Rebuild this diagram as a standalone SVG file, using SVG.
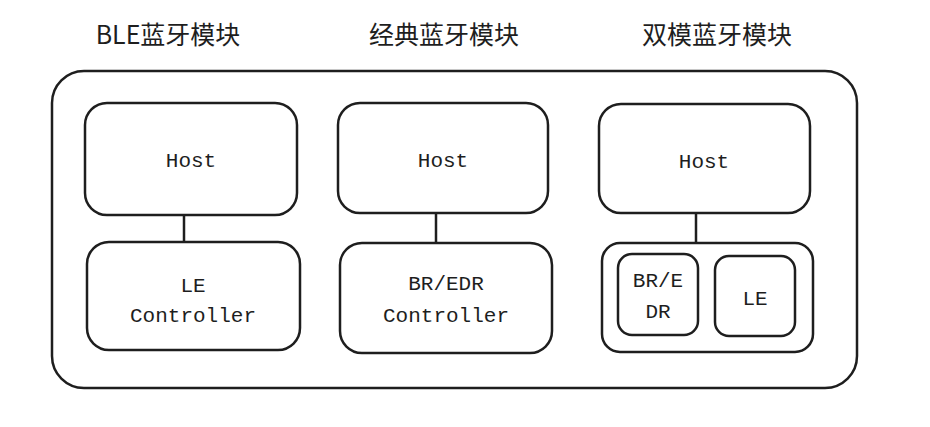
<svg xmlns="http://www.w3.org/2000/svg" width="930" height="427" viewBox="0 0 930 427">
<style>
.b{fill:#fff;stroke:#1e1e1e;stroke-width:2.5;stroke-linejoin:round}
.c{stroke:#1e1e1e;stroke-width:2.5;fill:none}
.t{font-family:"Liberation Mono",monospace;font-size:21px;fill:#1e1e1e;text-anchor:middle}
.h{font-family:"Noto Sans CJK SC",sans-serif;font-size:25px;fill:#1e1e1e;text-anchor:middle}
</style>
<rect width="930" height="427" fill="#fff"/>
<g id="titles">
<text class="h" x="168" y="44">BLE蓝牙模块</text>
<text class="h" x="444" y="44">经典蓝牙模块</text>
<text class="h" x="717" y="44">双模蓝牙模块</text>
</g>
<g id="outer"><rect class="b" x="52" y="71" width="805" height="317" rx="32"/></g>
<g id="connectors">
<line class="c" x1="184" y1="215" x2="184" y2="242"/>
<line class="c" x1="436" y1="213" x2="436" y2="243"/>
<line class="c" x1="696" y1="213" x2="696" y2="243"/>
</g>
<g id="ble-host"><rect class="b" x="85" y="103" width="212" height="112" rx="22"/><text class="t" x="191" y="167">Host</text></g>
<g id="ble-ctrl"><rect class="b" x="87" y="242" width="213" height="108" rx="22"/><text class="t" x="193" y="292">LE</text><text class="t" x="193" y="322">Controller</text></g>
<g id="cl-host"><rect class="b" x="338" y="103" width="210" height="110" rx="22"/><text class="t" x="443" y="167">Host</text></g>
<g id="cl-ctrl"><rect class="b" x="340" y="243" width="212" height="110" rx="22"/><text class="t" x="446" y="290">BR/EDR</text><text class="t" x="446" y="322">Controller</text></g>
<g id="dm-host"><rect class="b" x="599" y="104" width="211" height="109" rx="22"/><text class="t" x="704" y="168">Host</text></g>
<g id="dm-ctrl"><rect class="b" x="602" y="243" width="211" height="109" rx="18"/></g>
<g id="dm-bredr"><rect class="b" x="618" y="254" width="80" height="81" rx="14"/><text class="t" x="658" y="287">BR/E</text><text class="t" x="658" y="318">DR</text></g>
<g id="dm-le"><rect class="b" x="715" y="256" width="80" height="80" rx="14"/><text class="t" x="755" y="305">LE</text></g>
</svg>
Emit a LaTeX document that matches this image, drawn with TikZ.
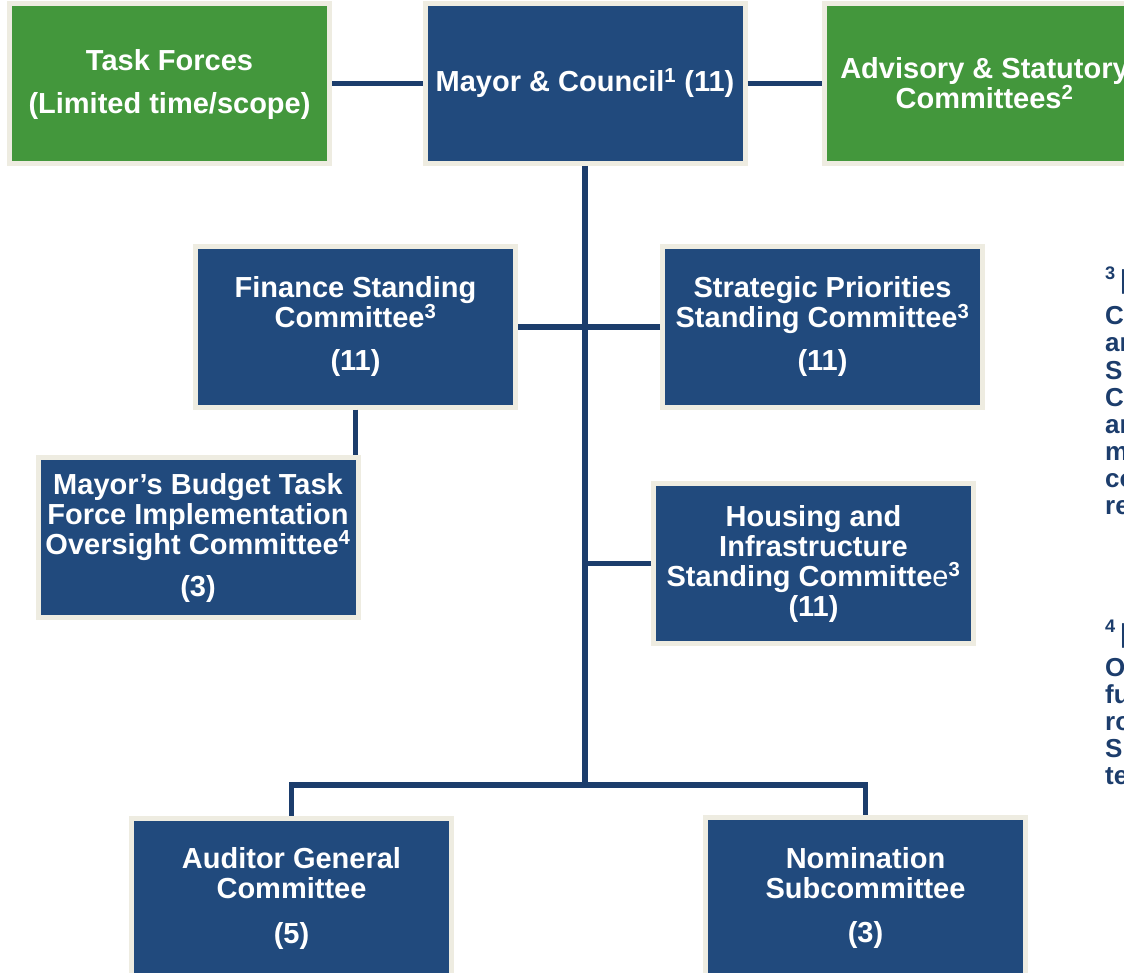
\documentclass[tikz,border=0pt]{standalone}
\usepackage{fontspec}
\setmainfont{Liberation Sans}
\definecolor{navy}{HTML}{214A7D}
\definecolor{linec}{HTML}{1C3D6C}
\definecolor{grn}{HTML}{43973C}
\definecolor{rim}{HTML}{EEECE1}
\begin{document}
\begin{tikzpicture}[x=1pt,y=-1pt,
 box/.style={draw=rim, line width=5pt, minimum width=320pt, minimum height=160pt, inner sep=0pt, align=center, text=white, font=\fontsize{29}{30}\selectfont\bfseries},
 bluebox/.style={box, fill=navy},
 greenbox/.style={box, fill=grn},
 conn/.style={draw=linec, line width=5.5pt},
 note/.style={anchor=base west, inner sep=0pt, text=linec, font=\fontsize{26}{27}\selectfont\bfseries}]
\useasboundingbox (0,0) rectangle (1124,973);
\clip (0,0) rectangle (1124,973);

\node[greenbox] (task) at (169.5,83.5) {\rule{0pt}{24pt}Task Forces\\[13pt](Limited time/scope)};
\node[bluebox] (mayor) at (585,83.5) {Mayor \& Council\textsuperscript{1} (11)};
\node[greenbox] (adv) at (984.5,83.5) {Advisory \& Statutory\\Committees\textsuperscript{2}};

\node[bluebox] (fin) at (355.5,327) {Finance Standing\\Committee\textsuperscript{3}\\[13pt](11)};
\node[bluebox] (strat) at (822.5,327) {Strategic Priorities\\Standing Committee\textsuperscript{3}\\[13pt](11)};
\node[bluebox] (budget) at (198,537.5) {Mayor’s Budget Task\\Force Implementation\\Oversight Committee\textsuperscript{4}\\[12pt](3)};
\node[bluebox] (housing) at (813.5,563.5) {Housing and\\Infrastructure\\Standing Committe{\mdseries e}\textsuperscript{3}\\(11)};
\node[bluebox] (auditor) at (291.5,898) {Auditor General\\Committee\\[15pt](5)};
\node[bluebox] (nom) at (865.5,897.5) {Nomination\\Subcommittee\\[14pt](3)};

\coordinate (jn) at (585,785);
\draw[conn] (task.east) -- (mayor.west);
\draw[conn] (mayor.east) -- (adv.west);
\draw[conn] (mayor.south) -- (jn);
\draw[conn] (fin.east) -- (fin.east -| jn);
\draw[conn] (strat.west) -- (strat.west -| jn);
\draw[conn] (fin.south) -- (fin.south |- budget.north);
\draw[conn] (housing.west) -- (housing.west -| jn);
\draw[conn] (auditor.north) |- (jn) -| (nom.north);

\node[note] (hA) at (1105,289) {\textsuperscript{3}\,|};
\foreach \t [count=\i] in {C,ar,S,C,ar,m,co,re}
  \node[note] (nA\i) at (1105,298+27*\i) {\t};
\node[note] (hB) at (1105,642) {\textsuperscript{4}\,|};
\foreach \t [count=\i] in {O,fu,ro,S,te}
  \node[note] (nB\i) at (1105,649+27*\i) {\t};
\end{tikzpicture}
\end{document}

EXERCISE GOAL — Reproduce each line of the records exactly, and omit every picture.

COMPLETED EXERCISE —
Rebuild this diagram as a standalone SVG file, using SVG.
<svg xmlns="http://www.w3.org/2000/svg" width="930" height="427" viewBox="0 0 930 427">
<style>
.b{fill:#fff;stroke:#1e1e1e;stroke-width:2.5;stroke-linejoin:round}
.c{stroke:#1e1e1e;stroke-width:2.5;fill:none}
.t{font-family:"Liberation Mono",monospace;font-size:21px;fill:#1e1e1e;text-anchor:middle}
.h{font-family:"Noto Sans CJK SC",sans-serif;font-size:25px;fill:#1e1e1e;text-anchor:middle}
</style>
<rect width="930" height="427" fill="#fff"/>
<g id="titles">
<text class="h" x="168" y="44">BLE蓝牙模块</text>
<text class="h" x="444" y="44">经典蓝牙模块</text>
<text class="h" x="717" y="44">双模蓝牙模块</text>
</g>
<g id="outer"><rect class="b" x="52" y="71" width="805" height="317" rx="32"/></g>
<g id="connectors">
<line class="c" x1="184" y1="215" x2="184" y2="242"/>
<line class="c" x1="436" y1="213" x2="436" y2="243"/>
<line class="c" x1="696" y1="213" x2="696" y2="243"/>
</g>
<g id="ble-host"><rect class="b" x="85" y="103" width="212" height="112" rx="22"/><text class="t" x="191" y="167">Host</text></g>
<g id="ble-ctrl"><rect class="b" x="87" y="242" width="213" height="108" rx="22"/><text class="t" x="193" y="292">LE</text><text class="t" x="193" y="322">Controller</text></g>
<g id="cl-host"><rect class="b" x="338" y="103" width="210" height="110" rx="22"/><text class="t" x="443" y="167">Host</text></g>
<g id="cl-ctrl"><rect class="b" x="340" y="243" width="212" height="110" rx="22"/><text class="t" x="446" y="290">BR/EDR</text><text class="t" x="446" y="322">Controller</text></g>
<g id="dm-host"><rect class="b" x="599" y="104" width="211" height="109" rx="22"/><text class="t" x="704" y="168">Host</text></g>
<g id="dm-ctrl"><rect class="b" x="602" y="243" width="211" height="109" rx="18"/></g>
<g id="dm-bredr"><rect class="b" x="618" y="254" width="80" height="81" rx="14"/><text class="t" x="658" y="287">BR/E</text><text class="t" x="658" y="318">DR</text></g>
<g id="dm-le"><rect class="b" x="715" y="256" width="80" height="80" rx="14"/><text class="t" x="755" y="305">LE</text></g>
</svg>
Emit a LaTeX document that matches this image, drawn with TikZ.
\documentclass[tikz,border=0pt]{standalone}
\usepackage{fontspec}
\setmainfont{Liberation Sans}
\definecolor{navy}{HTML}{214A7D}
\definecolor{linec}{HTML}{1C3D6C}
\definecolor{grn}{HTML}{43973C}
\definecolor{rim}{HTML}{EEECE1}
\begin{document}
\begin{tikzpicture}[x=1pt,y=-1pt,
 box/.style={draw=rim, line width=5pt, minimum width=320pt, minimum height=160pt, inner sep=0pt, align=center, text=white, font=\fontsize{29}{30}\selectfont\bfseries},
 bluebox/.style={box, fill=navy},
 greenbox/.style={box, fill=grn},
 conn/.style={draw=linec, line width=5.5pt},
 note/.style={anchor=base west, inner sep=0pt, text=linec, font=\fontsize{26}{27}\selectfont\bfseries}]
\useasboundingbox (0,0) rectangle (1124,973);
\clip (0,0) rectangle (1124,973);

\node[greenbox] (task) at (169.5,83.5) {\rule{0pt}{24pt}Task Forces\\[13pt](Limited time/scope)};
\node[bluebox] (mayor) at (585,83.5) {Mayor \& Council\textsuperscript{1} (11)};
\node[greenbox] (adv) at (984.5,83.5) {Advisory \& Statutory\\Committees\textsuperscript{2}};

\node[bluebox] (fin) at (355.5,327) {Finance Standing\\Committee\textsuperscript{3}\\[13pt](11)};
\node[bluebox] (strat) at (822.5,327) {Strategic Priorities\\Standing Committee\textsuperscript{3}\\[13pt](11)};
\node[bluebox] (budget) at (198,537.5) {Mayor’s Budget Task\\Force Implementation\\Oversight Committee\textsuperscript{4}\\[12pt](3)};
\node[bluebox] (housing) at (813.5,563.5) {Housing and\\Infrastructure\\Standing Committe{\mdseries e}\textsuperscript{3}\\(11)};
\node[bluebox] (auditor) at (291.5,898) {Auditor General\\Committee\\[15pt](5)};
\node[bluebox] (nom) at (865.5,897.5) {Nomination\\Subcommittee\\[14pt](3)};

\coordinate (jn) at (585,785);
\draw[conn] (task.east) -- (mayor.west);
\draw[conn] (mayor.east) -- (adv.west);
\draw[conn] (mayor.south) -- (jn);
\draw[conn] (fin.east) -- (fin.east -| jn);
\draw[conn] (strat.west) -- (strat.west -| jn);
\draw[conn] (fin.south) -- (fin.south |- budget.north);
\draw[conn] (housing.west) -- (housing.west -| jn);
\draw[conn] (auditor.north) |- (jn) -| (nom.north);

\node[note] (hA) at (1105,289) {\textsuperscript{3}\,|};
\foreach \t [count=\i] in {C,ar,S,C,ar,m,co,re}
  \node[note] (nA\i) at (1105,298+27*\i) {\t};
\node[note] (hB) at (1105,642) {\textsuperscript{4}\,|};
\foreach \t [count=\i] in {O,fu,ro,S,te}
  \node[note] (nB\i) at (1105,649+27*\i) {\t};
\end{tikzpicture}
\end{document}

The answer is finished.